"There is so much variety and depth in Shakespeare's text. I can pick up any play and make a movie on it. I can simply live my life on Shakespeare," Bhardwaj said during a session at the ongoing Jaipur Literature Festival.
The session titled "Hamlet's Dilemma" featured the filmmaker along with journalist and co-writer of his recent flick "Haider", Bhasharat Peer besides British theatre director Tim Supple and English professor Jerry Broton.
The session was moderated by Suhel Seth and mostly concentrated on the use of Shakespeare, and in particular, his tragedy "Hamlet" in Hindi cinema.
The 49-year-old filmmaker had made the first of his Shakespearean adaptation, "Maqbool," based on Macbeth in 2003.
"Omkara" marked the second of Bhardwaj's Shakespearean endeavours, this time an adaptation of "Othello". The third installment of Bharadwaj's Shakespearesque trilogy, "Haider" an adaptation of Hamlet, hit the theatres in October last year.

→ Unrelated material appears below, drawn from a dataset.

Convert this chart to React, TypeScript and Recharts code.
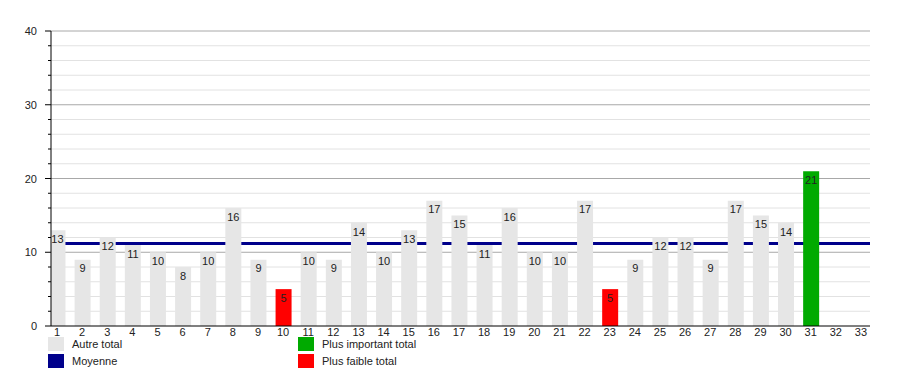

While the film received appreciation from all quarters, several questions were directed towards the filmmaker for only highlighting the plight of Kashmiri Muslims in the state and ignoring that of Kashmiri Pandits.
"The story of Kashmiri Pandits is not a less tragedy at all. But cinema gives you a choice and it was my choice to make a movie on this subject. Basically, my film's time period and the topic didn't allow me to focus on that tragedy," Bhardwaj said in reply to a question.
"Why only ask me? When Vidhu Vinod Chopra, a pandit himself, made 'Mission Kashmir' no one asked him anything. The film was made in 2000 and the exodus happened much before- he could have made a film as well. I would like to make a film on that issue as well, but at my own time," Bhardwaj said.